Sometimes when seasons change, my husband and I have a conversation that goes something like this:
“It’s finally autumn!” I’ll say.
“No, it isn’t,” says Drew.
“Um…it’s the middle of September.”
“Exactly. It’s the end of summer. Autumn doesn’t officially begin until the 23rd this year.”
“But it’s September!”
“Yes, but not fall. Not quite yet.”
“Everything tastes like pumpkin spice! Look at that dead left on the ground! Plus, I’m wearing a sweater!”
“Nope, still not autumn.”
Apparently we have two different definitions of what each season means and how it arrives. 😉
When do you think the seasons officially change? Is it autumn yet according to you?
And why does everything taste like pumpkin spice?
5 Responses to When Does Autumn Really Begin?
Well, here in the office it’s doing a passably convincing impression of winter…
But no, not outside. It’s cooled a little, but until the weather really breaks, it isn’t autumn.
My season shifts have always been related to the school year, so fall begins right after Labor Day when school resumes, winter at the holiday break in December, spring at spring break, and finally summer when school lets out. That being said, I do also observe the equinoxes and solstices, so I guess I get it all!! Happy Fall or nearly so!
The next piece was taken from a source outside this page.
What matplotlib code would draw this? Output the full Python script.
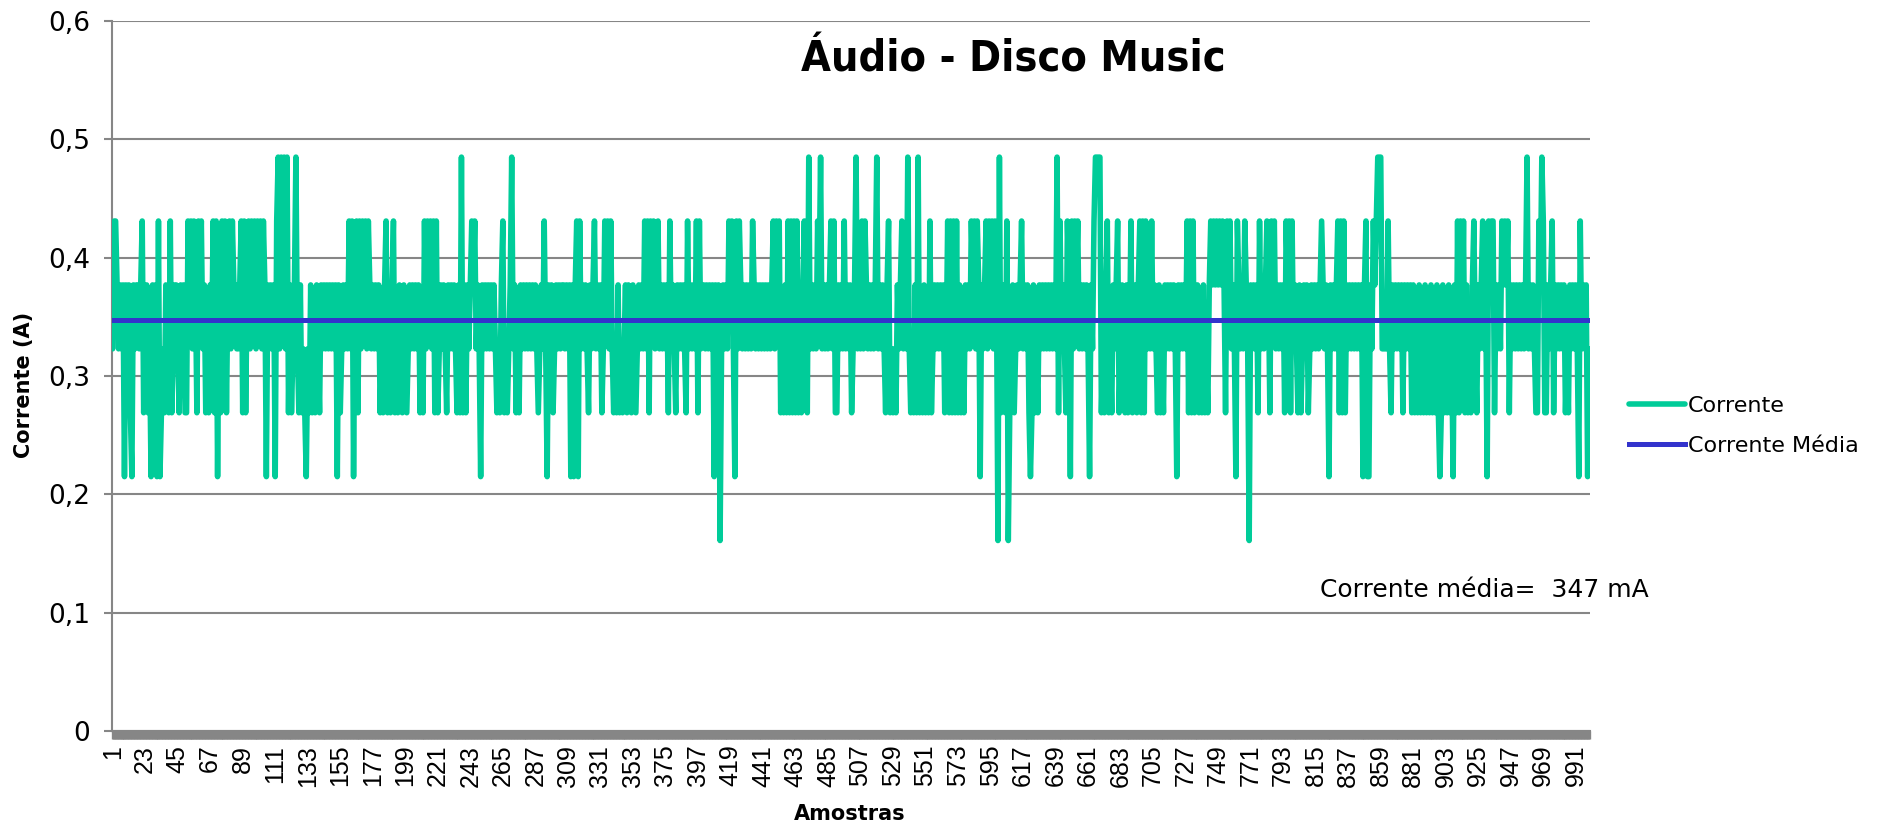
import matplotlib
matplotlib.use('Agg')
import matplotlib.pyplot as plt
from matplotlib.ticker import FuncFormatter

# níveis de corrente (A) que o medidor registra
niveis = [0.161, 0.215, 0.269, 0.323, 0.377, 0.431, 0.485]

# cada dígito é o índice do nível lido em uma amostra (1 a 1000)
leituras = (
    "3554343414" "3421434434" "5234231424" "1512324325" "2344324342"
    "2545354254" "5342324352" "5142535245" "3544334525" "2453545354"
    "5354143434" "1563646362" "4234632423" "2132423243" "2434343434"
    "3414234343" "5351452535" "4535434343" "4232452324" "5232432432"
    "3434343423" "2535453525" "2343432434" "3432426242" "4345453431"
    "4343434343" "2324523234" "6342324343" "4343434323" "4353143423"
    "4343443434" "1414515343" "4324345343" "4235453532" "3242323424"
    "3243234343" "5352545345" "3434342534" "3243434325" "3434352534"
    "4343434143" "4034343545" "3153543434" "3435434343" "4343434535"
    "4523242525" "2525232453" "2634343546" "3434345352" "2434353434"
    "2346343535" "4343434634" "3432452323" "2434534363" "2324262324"
    "2325234343" "4342352525" "2524232434" "3545354143" "4535453540"
    "6234250234" "2343453434" "2124232434" "3434343436" "2534325415"
    "3545343434" "3143566662" "3245232434" "5234324235" "2342452525"
    "3435343242" "3243434343" "1434343525" "2523423242" "3245454545"
    "4542545343" "1543435430" "4343425343" "4542545343" "4342545253"
    "4324234342" "3434343454" "3431434345" "2525243434" "3434341451"
    "1435456663" "3335324343" "4342434342" "4232423242" "3242324212"
    "4232423142" "5253524232" "4532434534" "1545524343" "5454524343"
    "4343434634" "3432254652" "2434524343" "4342324343" "4315343413"
)

corrente = [niveis[int(c)] for c in leituras]
amostras = list(range(1, len(corrente) + 1))
corrente_media = 0.347
rotulos_x = list(range(1, len(corrente), 22))
marcas_y = [0, 0.1, 0.2, 0.3, 0.4, 0.5, 0.6]

cinza = '#868686'

fig = plt.figure(figsize=(18.77, 8.25), dpi=100)
ax = fig.add_axes([0.0597, 0.1139, 0.7874, 0.8606])

ax.plot(amostras, corrente, color='#00CC99', lw=4, solid_joinstyle='round',
        solid_capstyle='round', label='Corrente', zorder=3)
ax.plot(amostras, [corrente_media] * len(amostras), color='#3333CC', lw=3.6,
        label='Corrente Média', zorder=4)

ax.set_xlim(0.6, len(corrente) + 0.6)
ax.set_ylim(0, 0.6)

ax.set_yticks(marcas_y)
ax.yaxis.set_major_formatter(FuncFormatter(
    lambda v, p: '0' if v == 0 else f'{v:.1f}'.replace('.', ',')))
ax.yaxis.grid(True, color=cinza, lw=1.5)
ax.set_axisbelow(True)

for lado in ['top', 'right']:
    ax.spines[lado].set_visible(False)
for lado in ['left', 'bottom']:
    ax.spines[lado].set_color(cinza)
    ax.spines[lado].set_linewidth(1.5)

# uma marca por amostra: juntas formam a faixa cinza sob o eixo
ax.set_xticks(rotulos_x)
ax.set_xticklabels([str(r) for r in rotulos_x], rotation=90,
                   fontfamily='Liberation Sans', fontsize=18)
ax.set_xticks(amostras, minor=True)
ax.tick_params(axis='x', which='both', length=5.8, width=2.4, color=cinza,
               direction='out', pad=4)
ax.tick_params(axis='y', length=5.8, width=1.5, color=cinza, labelsize=19,
               pad=10)

fig.text(24 / 1877, 1 - 385 / 825, 'Corrente (A)', rotation=90,
         fontsize=15, fontweight='bold', ha='center', va='center')
fig.text(850 / 1877, 1 - 814 / 825, 'Amostras', fontsize=15,
         fontweight='bold', ha='center', va='center')
fig.text(1013 / 1877, 1 - 60 / 825, 'Áudio - Disco Music', fontsize=31,
         fontweight='bold', fontstretch='condensed', ha='center', va='center')
fig.text(1320 / 1877, 1 - 597 / 825,
         f'Corrente média=  {corrente_media * 1000:.0f} mA',
         fontsize=18, va='baseline')

fig.legend(loc='center left', bbox_to_anchor=(1629 / 1877, 1 - 426 / 825),
           frameon=False, fontsize=16, handlelength=2.5, handletextpad=0.15,
           labelspacing=0.9, borderpad=0, borderaxespad=0)

fig.savefig('out.png', dpi=100)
I like these definitions, Daphne!
I do pay attention to when the calendar says fall begins, but really for me it is about a specific feeling in the air. It is hard to describe, but it is a shift in the way the air smells and how it feels, if that makes any sense. For the past few weeks, I’ve felt fall coming, but it didn’t really arrive until this past week. Then I really felt the change.